My first professional writing commission was for Cre@te Online, a magazine for web designers. I’d for months been feeding pithy quotes to an editor, but got made redundant from the web bit of a marketing department during a boom-and-bust cycle.

The editor sweetly immediately offered me the back page (which was typically a fun op-ed), before presumably coming to his senses and hastily asking: “You can write, can’t you?” Fortunately, I’d been penning a monthly column for a now-defunct Mac website, and so had at least a little proof I wasn’t going to file something incomprehensible, in all-caps. And in crayon.

When the issue with my column arrived, I was thrilled to see my words in print, and this kickstarted a big change in my life that has lasted to the present day. Now, the vast majority of my income comes from smashing words into shape. But the difference today is the shape is rather more malleable.

Once, I made a point of owning a copy of everything I wrote. It felt important to me to have in my hands the words I’d created. But eventually stacks of magazines built to the point there was a good chance someone would one day remark: “Yes, it’s all very sad. They found him under a pile of Internet Advisors and MacUsers.”

I switched to only keeping covers and the pages I’d written, but sooner or later even gave that up. The reasons were twofold. First, magazines were getting too expensive and I was writing for a wider range. I had no hope of getting hold of everything, and publishers became increasingly reluctant to send contributors free copies of magazines. Secondly, I more often ended up writing for the internet.

I estimate that over half of my current writing is online-first. Many pieces are written, edited, and rewritten. They become ‘word Lego’ building blocks editors use for other features. Website copy is recycled for magazines, and magazine work finds itself online. It’s sometimes hard to know what you wrote; there’s little record of changes and no sense of permanence.

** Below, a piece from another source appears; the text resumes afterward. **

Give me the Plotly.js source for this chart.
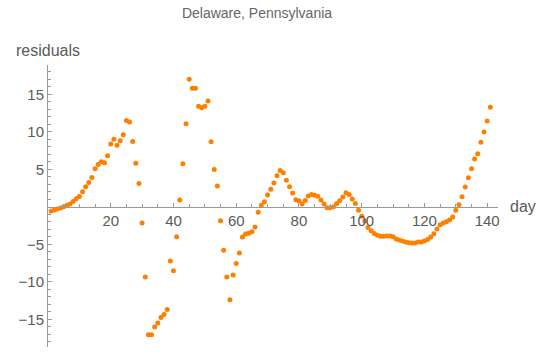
<!DOCTYPE html>
<html>
<head>
<meta charset="utf-8">
<script src="https://cdn.plot.ly/plotly-3.0.1.min.js"></script>
<style>
html, body { margin: 0; padding: 0; background: #fff; }
#chart { width: 546px; height: 354px; }
</style>
</head>
<body>
<div id="chart"></div>
<script>
// Residuals per day (day 1 .. 141)
const residuals = [
  -0.57, -0.44, -0.30, -0.15, 0.00, 0.20, 0.36, 0.70, 1.07, 1.38,
   2.00, 2.67, 3.25, 3.90, 5.07, 5.65, 6.00, 5.87, 6.80, 8.36,
   9.00, 8.20, 8.80, 9.60, 11.50, 11.30, 8.70, 5.80, 3.10, -2.17,
  -9.37, -17.07, -17.07, -16.04, -15.50, -14.75, -14.35, -13.70, -7.24, -8.53,
  -4.00, 0.90, 5.74, 11.07, 17.00, 15.80, 15.80, 13.40, 13.20, 13.40,
  14.10, 8.67, 4.98, 2.76, -1.87, -5.81, -9.37, -12.40, -9.10, -7.55,
  -6.17, -4.04, -3.64, -3.52, -3.33, -2.70, -0.72, 0.19, 0.67, 1.56,
   2.32, 3.16, 4.13, 4.85, 4.53, 3.52, 2.67, 1.83, 0.93, 0.80,
   0.36, 0.85, 1.43, 1.65, 1.52, 1.39, 0.89, 0.36, -0.13, -0.13,
   0.00, 0.40, 0.80, 1.29, 1.87, 1.65, 1.03, 0.45, -0.46, -1.25,
  -1.90, -2.75, -3.20, -3.55, -3.80, -3.92, -3.92, -3.90, -3.90, -4.00,
  -4.30, -4.44, -4.57, -4.70, -4.80, -4.84, -4.84, -4.70, -4.70, -4.57,
  -4.35, -4.04, -3.60, -2.97, -2.40, -2.17, -2.00, -1.77, -1.37, -0.48,
   0.27, 1.33, 2.63, 3.87, 5.07, 6.36, 7.07, 8.59, 9.96, 11.43,
  13.25
];
const days = residuals.map((_, i) => i + 1);

const xTickVals = [20, 40, 60, 80, 100, 120, 140];
const yTickVals = [-15, -10, -5, 5, 10, 15];
const chartTitle = "Delaware, Pennsylvania";
const xLabel = "day";
const yLabel = "residuals";

const xRange = [0, 143.45];
const yRange = [-18.7, 18.9];

const xMinor = [];
for (let v = 5; v <= 143; v += 5) if (v % 20 !== 0) xMinor.push(v);
const yMinor = [];
for (let v = -18; v <= 18; v++) if (v % 5 !== 0) yMinor.push(v);

const axisColor = "#9a9a9a";
const labelColor = "#5a5a5a";
const fontFamily = "'Liberation Sans', Arial, sans-serif";

const trace = {
  x: days,
  y: residuals,
  type: "scatter",
  mode: "markers",
  marker: { color: "#ff8000", size: 5 },
  hoverinfo: "skip"
};

const zeroPos = (0 - yRange[0]) / (yRange[1] - yRange[0]);

const layout = {
  width: 546,
  height: 354,
  margin: { l: 48, r: 48, t: 65, b: 7, pad: 0 },
  paper_bgcolor: "#ffffff",
  plot_bgcolor: "#ffffff",
  showlegend: false,
  font: { family: fontFamily, color: labelColor, size: 15 },
  title: {
    text: chartTitle,
    font: { family: fontFamily, size: 14, color: "#666666" },
    xref: "container", x: 257 / 546, xanchor: "center",
    yref: "container", y: 1 - 13 / 354, yanchor: "middle"
  },
  xaxis: {
    range: xRange,
    anchor: "free",
    position: zeroPos,
    showgrid: false,
    zeroline: false,
    showline: true,
    linecolor: axisColor,
    linewidth: 1,
    tickmode: "array",
    tickvals: xTickVals,
    ticktext: xTickVals.map(String),
    ticks: "inside",
    ticklen: 4,
    tickcolor: axisColor,
    tickfont: { family: fontFamily, size: 15, color: labelColor },
    minor: { tickmode: "array", tickvals: xMinor, ticks: "inside", ticklen: 2.5, tickcolor: axisColor, showgrid: false }
  },
  yaxis: {
    range: yRange,
    showgrid: false,
    zeroline: false,
    showline: true,
    linecolor: axisColor,
    linewidth: 1,
    tickmode: "array",
    tickvals: yTickVals,
    ticks: "inside",
    ticklen: 4,
    tickcolor: axisColor,
    tickfont: { family: fontFamily, size: 15, color: labelColor },
    minor: { tickmode: "array", tickvals: yMinor, ticks: "inside", ticklen: 2.5, tickcolor: axisColor, showgrid: false }
  },
  annotations: [
    {
      text: yLabel, showarrow: false,
      xref: "paper", x: (14 - 48) / 450, xanchor: "left",
      yref: "paper", y: (347 - 50) / 282, yanchor: "middle",
      font: { family: fontFamily, size: 16, color: labelColor }
    },
    {
      text: xLabel, showarrow: false,
      xref: "paper", x: (508 - 48) / 450, xanchor: "left",
      yref: "y", y: 0, yanchor: "middle",
      font: { family: fontFamily, size: 16, color: labelColor }
    }
  ]
};

Plotly.newPlot("chart", [trace], layout, { displayModeBar: false, staticPlot: true });
</script>
</body>
</html>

In a sense, I quite like this modern fluid nature of words. That something written for a time (such as a review, or round-up of products) can be updated is like an injection of new life — a temporary reprieve before the inevitable obsolescence that eventually comes to the vast majority of writing, tech-oriented or otherwise. But a part of me does miss that set-in-stone quality of finely crafted words, and the knowledge that they would remain in that configuration forever.